Os pedidos da transparência
Eduardo Seino, Nathália Martins e Taciana Stec.
Entre tantas preocupações com os ataques que a democracia brasileira vem sofrendo, nunca devemos nos esquecer de lutas contínuas no campo do fortalecimento democrático. Uma destas lutas é a busca por um poder público que facilite o acesso às informações constantes em seus processos decisórios para que os cidadãos possam exercer o seu papel de controle social.
Certamente, alcançar este objetivo depende do compromisso dos entes públicos com a transparência, porém algumas iniciativas da sociedade civil que visam organizar a informação e facilitar o acesso em meio a um mar de dados – frequentemente incompreensíveis – contribuem muito com a democratização e a qualificação dos debates públicos.
Nesse sentido, a Política Por Inteiro[1] nasceu em 2019 com o objetivo de monitorar os sinais políticos relevantes relacionados à Mudança Climática e Meio Ambiente articulados pelos poderes Executivo e Legislativo no âmbito federal. Diariamente, algoritmos vasculham o Diário Oficial da União (DOU) e as propostas de deputados e senadores no Congresso Nacional em busca de atos e proposições que possam ter impactos diretos e indiretos nas políticas públicas de Clima e Meio Ambiente. Por fim, ainda há uma curadoria humana para validar, analisar e interpretar as normas encontradas.
Diante da importância da inserção dos níveis subnacionais na política de clima e da relevância da região amazônica para o tema, o monitoramento realizado em âmbito federal vem sendo adaptado e projetado para a esfera estadual em alguns dos estados que compõem a Amazônia Legal, a qual engloba nove estados: Acre, Amapá, Amazonas, Mato Grosso, Maranhão, Pará, Rondônia, Roraima e Tocantins.
Para a seleção dos primeiros monitorados foram realizados um levantamento e uma classificação[2] de acordo com facilidade de acesso, formato dos dados e disponibilidade dos sistemas nas esferas do Executivo e Legislativo. Ou seja, observando os fatores centrais que influenciam no nível de transparência dos dados.
Em relação ao Poder Legislativo, algumas Assembleias Legislativas utilizam o Sistema de Apoio ao Processo Legislativo (SAPL) e disponibilizam APIs[3] para consulta e extração dos dados. Este foi o melhor cenário encontrado, uma vez que há disponibilização de dados padronizados e estruturados, embora ainda não seja o ideal em decorrência da ausência de algumas informações, como por exemplo o tipo da proposta e o regime de tramitação, dependendo do estado (AC, RO, AM, TO e MA).

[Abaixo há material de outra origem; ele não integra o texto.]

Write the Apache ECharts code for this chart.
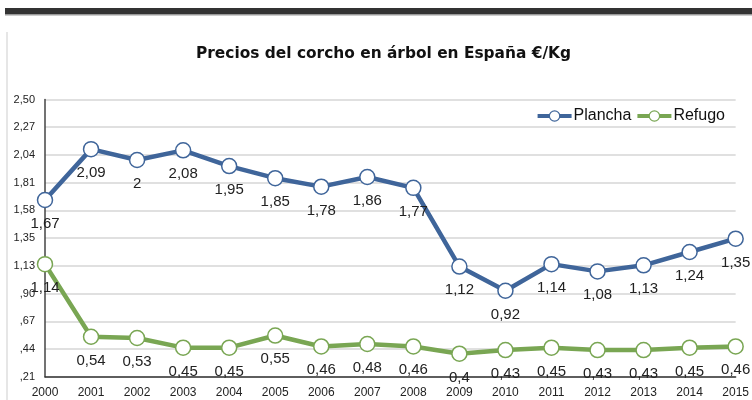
<!DOCTYPE html>
<html>
<head>
<meta charset="utf-8">
<script src="https://cdn.jsdelivr.net/npm/echarts@6/dist/echarts.min.js"></script>
<style>
  html, body { margin: 0; padding: 0; background: #fff; }
  #chart { width: 752px; height: 400px; }
</style>
</head>
<body>
<div id="chart"></div>
<script>
const years = ["2000", "2001", "2002", "2003", "2004", "2005", "2006", "2007",
  "2008", "2009", "2010", "2011", "2012", "2013", "2014", "2015"];
const plancha = [1.67, 2.09, 2, 2.08, 1.95, 1.85, 1.78, 1.86, 1.77, 1.12, 0.92, 1.14, 1.08, 1.13, 1.24, 1.35];
const refugo = [1.14, 0.54, 0.53, 0.45, 0.45, 0.55, 0.46, 0.48, 0.46, 0.4, 0.43, 0.45, 0.43, 0.43, 0.45, 0.46];
const tickValues = [0.21, 0.439, 0.668, 0.897, 1.126, 1.355, 1.584, 1.813, 2.042, 2.271, 2.5];
const tickLabels = [",21", ",44", ",67", ",90", "1,13", "1,35", "1,58", "1,81", "2,04", "2,27", "2,50"];

const blue = "#3f659a";
const green = "#79a653";

const chart = echarts.init(document.getElementById("chart"));

const tickLabel = (v) => {
  let best = 0;
  tickValues.forEach((t, i) => {
    if (Math.abs(t - v) < Math.abs(tickValues[best] - v)) best = i;
  });
  return tickLabels[best];
};

const pointLabel = {
  show: true,
  position: "bottom",
  distance: 8,
  color: "#222",
  fontSize: 15,
  fontFamily: "Liberation Sans",
  formatter: (p) => String(p.value).replace(".", ","),
};

const option = {
  animation: false,
  backgroundColor: "#fff",
  textStyle: { fontFamily: "Liberation Sans" },
  graphic: [
    { type: "rect", shape: { x: 5, y: 8, width: 747, height: 6 }, style: { fill: "#333" } },
    { type: "rect", shape: { x: 5, y: 14, width: 747, height: 1.5 }, style: { fill: "#999" } },
    { type: "rect", shape: { x: 6, y: 32, width: 2, height: 368 }, style: { fill: "#e6e6e6" } },
  ],
  title: {
    text: "Precios del corcho en árbol en España €/Kg",
    left: 191,
    top: 41,
    textStyle: {
      fontFamily: "DejaVu Sans",
      fontWeight: "bold",
      fontSize: 15.4,
      color: "#111",
    },
  },
  legend: {
    right: 22,
    top: 103,
    itemWidth: 34,
    itemHeight: 13,
    itemGap: 4,
    lineStyle: { width: 4 },
    itemStyle: { borderWidth: 1.2 },
    textStyle: { fontSize: 16, color: "#111", padding: [0, 0, 0, -3] },
    data: ["Plancha", "Refugo"],
  },
  grid: { left: 45, right: 14, top: 99.5, bottom: 23.3, containLabel: false },
  xAxis: {
    type: "category",
    data: years,
    boundaryGap: false,
    axisLine: { lineStyle: { color: "#333", width: 1.5 } },
    axisTick: { show: false },
    axisLabel: { color: "#222", fontSize: 12, margin: 10, interval: 0 },
  },
  yAxis: {
    type: "value",
    min: 0.21,
    max: 2.5,
    axisLine: { show: true, lineStyle: { color: "#444", width: 1.5 } },
    axisTick: { show: false, customValues: tickValues },
    axisLabel: {
      color: "#222",
      fontSize: 11,
      margin: 10,
      customValues: tickValues,
      formatter: tickLabel,
    },
    splitLine: { lineStyle: { color: "#d6d6d6", width: 1.5 } },
  },
  series: [
    {
      name: "Plancha",
      type: "line",
      data: plancha,
      color: blue,
      symbol: "circle",
      symbolSize: 15,
      lineStyle: { width: 4.5, color: blue },
      itemStyle: { color: "#fff", borderColor: blue, borderWidth: 1.5 },
      label: pointLabel,
      z: 3,
    },
    {
      name: "Refugo",
      type: "line",
      data: refugo,
      color: green,
      symbol: "circle",
      symbolSize: 15,
      lineStyle: { width: 4.5, color: green },
      itemStyle: { color: "#fff", borderColor: green, borderWidth: 1.5 },
      label: pointLabel,
      z: 2,
    },
  ],
};

chart.setOption(option);
</script>
</body>
</html>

No caso do Mato Grosso, por exemplo, o Legislativo disponibiliza uma API própria, mas impõe restrições de acesso, solicitando autorização do presidente da Casa via ofício. Importante apontar que a equipe da Política Por Inteiro fez essa solicitação no final de agosto e ainda não obteve resposta. Outras Assembleias Legislativas disponibilizam as atividades em formato HTML ou PDF por meio de pesquisas e obtidas apenas por raspagem dos dados. O caso mais grave foi o da Assembleia Legislativa do Pará devido à indisponibilidade e instabilidade no site, que impossibilitou o acesso aos dados.
Em relação ao Poder Executivo, o acesso aos dados, via Diários Oficiais Estaduais (DOE), é ainda mais complexo e dificultado, uma vez que não há padronização das informações e o formato em sua maioria é PDF. Em nenhum dos estados há disponibilização via APIs.
A despeito da análise dos dados e os resultados ainda estarem sendo elaborados, observamos que existe um esforço no sentido da digitalização, mas ainda há um longo caminho para que os dados sejam efetivamente transparentes e não apenas publicados.
No âmbito do Executivo, ainda muito distante do ideal, é necessária a padronização e a disponibilização de APIs para o acesso aos dados. No Legislativo, cabe às Assembleias Estaduais aderirem ao SAPL para que exista uma padronização entre os entes federativos – que idealmente seguiria o mesmo formato das Casas Legislativas Federais – e maior qualidade na inserção dos dados.
A forma como utilizamos a tecnologia permanece sendo um desafio contemporâneo para sociedades democráticas que têm como objetivo promover a transparência e governos abertos, bem como garantir a participação e o controle social. Atentar para as demandas de entidades da sociedade civil que estão atuando nesse sentido é requisito fundamental para que a política possa chegar, por inteiro, aos cidadãos.
[1]https://www.politicaporinteiro.org/#oquee
[2] Coleta de dados realizada em setembro deste ano.
[3] do inglês, Application Programming Interface, é um conjunto de rotinas e padrões de programação que facilitam o acesso e consumo de dados entre plataformas.